Plotting a Baseball Field Animation


I have a dataframe that includes position data from all 9 players on a baseball field including the hitter throughout a given play as well as the ball trajectory. I need some help with figuring out possibly why my animation is not working. The code below plots an instance of the plot, but it doesn't show a continuous animation. In other words, it should show dots moving continuously. Here is my code:

import pandas as pd
from sportypy.surfaces import MiLBField
import matplotlib.pyplot as plt
from matplotlib.animation import FuncAnimation
import numpy as np

# The dimensions are not exactly like this but this is an example if you need something to go off of

num_rows = 50

data = {
    'game_str': ['game_01'] * num_rows,
    'play_id': [10] * num_rows,
    'timestamp': np.random.randint(180000, 181000, size=num_rows),
    'player_position': np.random.randint(1, 11, size=num_rows),
    'field_x': np.random.uniform(-150, 150, size=num_rows),
    'field_y': np.random.uniform(-150, 150, size=num_rows),
    'ball_position_x': np.random.uniform(0.0, 2.0, size=num_rows),
    'ball_position_y': np.random.uniform(0.0, 300.0, size=num_rows),
    'ball_position_z': np.random.uniform(0.0, 10.0, size=num_rows)
}


df = pd.DataFrame(data).sort_values(by='timestamp')


field = MiLBField()

def update(frame):
    frame_data = df[df['timestamp'] <= frame]
    players = frame_data[['field_x', 'field_y']]
    balls = frame_data[['ball_position_x', 'ball_position_y']]
    
    plt.clf() 
    field.draw(display_range='full') 
    p = field.scatter(players['field_x'], players['field_y'])
    b = field.scatter(balls['ball_position_x'], balls['ball_position_y'])
    
    return p, b


fig = plt.figure()

ani = FuncAnimation(fig, update, frames=np.linspace(df['timestamp'].min(), df['timestamp'].max(), num=100), blit=True)

plt.show()

I would like it to output a baseball field with the scatter points moving as time increases.


Solution

  • There are few problems in code:

    Using field.draw() inside update() it tries to create many plots which slows down all program. But in matplotlib you can create it only once - outside update()

    It creates two plots - one with fields, and second with plot and data. And even example on homepage sportypy (in section Adding Analyses and Plotting Data) uses

    fig, ax = plt.subplots(1, 1)
    phf.draw(ax=ax)
    

    which creates fig and ax before draw() so it can uses this ax in draw() But for me it creates white background with green triangle instead of green background with green triangle - and solution was gcf() (get current figure) which gets fig created (automatically) by field.draw()

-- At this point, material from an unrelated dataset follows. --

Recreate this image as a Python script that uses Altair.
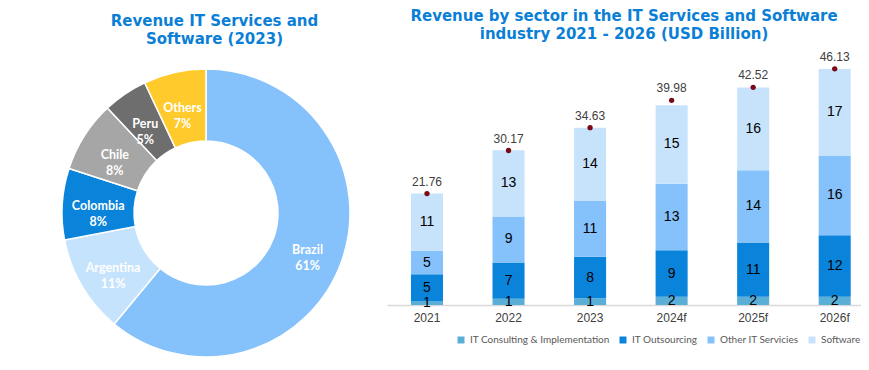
import altair as alt
import pandas as pd

# ---- Donut data ----
countries = ["Brazil", "Argentina", "Colombia", "Chile", "Peru", "Others"]
shares = [61, 11, 8, 8, 5, 7]
country_colors = ["#85C1FA", "#C5E3FC", "#0A84DB", "#A6A6A6", "#6E6E6E", "#FFCA2C"]

# ---- Bar data ----
years = ["2021", "2022", "2023", "2024f", "2025f", "2026f"]
sectors = ["IT Consulting & Implementation", "IT Outsourcing", "Other IT Servicies", "Software"]
sector_colors = ["#5BAFD6", "#0A84DB", "#85C1FA", "#C7E3FC"]
consulting = [0.7, 1.2, 1.3, 1.6, 1.6, 1.6]
outsourcing = [5.3, 7.1, 8.1, 9.1, 10.6, 12.0]
other_it = [4.6, 9.0, 10.9, 13.0, 14.1, 15.6]
software = [11.2, 12.9, 14.3, 15.3, 16.2, 16.9]
totals = [21.76, 30.17, 34.63, 39.98, 42.52, 46.13]

TITLE_BLUE = "#0B7FD6"
H = 249

donut_df = pd.DataFrame({"country": countries, "share": shares, "idx": list(range(len(countries)))})

series = [consulting, outsourcing, other_it, software]
rows = []
for si, (sname, vals) in enumerate(zip(sectors, series)):
    for y, v in zip(years, vals):
        rows.append({"year": y, "sector": sname, "value": v, "idx": si})
bar_df = pd.DataFrame(rows)
tot_df = pd.DataFrame({"year": years, "total": totals})

# ---- Donut ----
cx, cy = 198, 157
base = alt.Chart(donut_df).encode(
    theta=alt.Theta("share:Q", stack=True),
    order=alt.Order("idx:Q", sort="ascending"),
)
arcs = base.mark_arc(innerRadius=72, outerRadius=144, stroke="white", strokeWidth=1.5).encode(
    x=alt.value(cx), y=alt.value(cy),
    color=alt.Color("country:N", scale=alt.Scale(domain=countries, range=country_colors), legend=None),
)
labels = base.transform_calculate(
    lab="datum.country + '\\n' + datum.share + '%'"
).mark_text(
    radius=108, lineBreak="\n", font="Lato", fontWeight="bold", fontSize=12.5,
    color="white", lineHeight=16, align="center", baseline="middle",
).encode(x=alt.value(cx), y=alt.value(cy), text="lab:N")

donut = alt.layer(arcs, labels).properties(
    width=379, height=H,
    title=alt.TitleParams(
        text=["Revenue IT Services and", "Software (2023)"],
        font="DejaVu Sans", fontSize=15, fontWeight="bold", color=TITLE_BLUE,
        anchor="middle", dx=17, lineHeight=18, offset=9,
    ),
)

# ---- Bars ----
yscale = alt.Scale(domain=[0, 48.63], nice=False, zero=True)
xenc = alt.X(
    "year:N", sort=years,
    scale=alt.Scale(paddingInner=0.607, paddingOuter=0.21, align=0.7),
    axis=alt.Axis(title=None, labelAngle=0, ticks=False, domainColor="#D9D9D9", domainWidth=1.5,
                  labelFont="Liberation Sans", labelFontSize=12, labelColor="#404040", labelPadding=7),
)

bars = alt.Chart(bar_df).mark_bar().encode(
    x=xenc,
    y=alt.Y("value:Q", stack="zero", scale=yscale, axis=None),
    color=alt.Color("sector:N", scale=alt.Scale(domain=sectors, range=sector_colors),
                    legend=alt.Legend(title=None, orient="none", direction="horizontal",
                                      legendX=69, legendY=279, symbolType="square", symbolSize=49,
                                      symbolStrokeWidth=0, labelFont="Lato", labelFontSize=10,
                                      labelColor="#595959", columnPadding=8, labelOffset=4)),
    order=alt.Order("idx:Q", sort="ascending"),
)

seg_text = alt.Chart(bar_df).transform_stack(
    stack="value", as_=["y0", "y1"], groupby=["year"], sort=[alt.SortField("idx", order="ascending")]
).transform_calculate(
    mid="(datum.y0 + datum.y1) / 2"
).mark_text(font="Liberation Sans", fontSize=14, color="black", baseline="middle").encode(
    x=alt.X("year:N", sort=years),
    y=alt.Y("mid:Q", scale=yscale),
    text=alt.Text("value:Q", format=".0f"),
)

dots = alt.Chart(tot_df).mark_point(filled=True, size=28, color="#7A0A16", opacity=1).encode(
    x=alt.X("year:N", sort=years),
    y=alt.Y("total:Q", scale=yscale),
)
tot_text = alt.Chart(tot_df).mark_text(font="Liberation Sans", fontSize=12, color="#404040", dy=-12).encode(
    x=alt.X("year:N", sort=years),
    y=alt.Y("total:Q", scale=yscale),
    text=alt.Text("total:Q", format=".2f"),
)

barchart = alt.layer(bars, seg_text, dots, tot_text).properties(
    width=474, height=H,
    title=alt.TitleParams(
        text=["Revenue by sector in the IT Services and Software", "industry 2021 - 2026 (USD Billion)"],
        font="DejaVu Sans", fontSize=15, fontWeight="bold", color=TITLE_BLUE,
        anchor="middle", lineHeight=18, offset=9,
    ),
)

chart = alt.hconcat(donut, barchart, spacing=0).resolve_scale(
    color="independent"
).properties(
    padding={"left": 0, "top": 0, "right": 0, "bottom": 0},
    background="white",
).configure_view(strokeWidth=0, stroke="transparent")

chart.save("out.html", embed_options={"renderer": "svg", "actions": False})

    field.draw(display_range='full') 
    fig = plt.gcf()
    

    The last problem is plt.clf() which removes all from plot - so it removes field and it draws normal scatter with white background and axis. I removed it and now it shows data on field.


    Full working code:

    I added ani.save('animation.gif', writer='imagemagick', fps=2)
    to write it in animated GIF. It needs external program imagemagick

    I added np.random.seed(0) so everyone will test code on the same values.

    I added colors to players using player_position, and red to all balls.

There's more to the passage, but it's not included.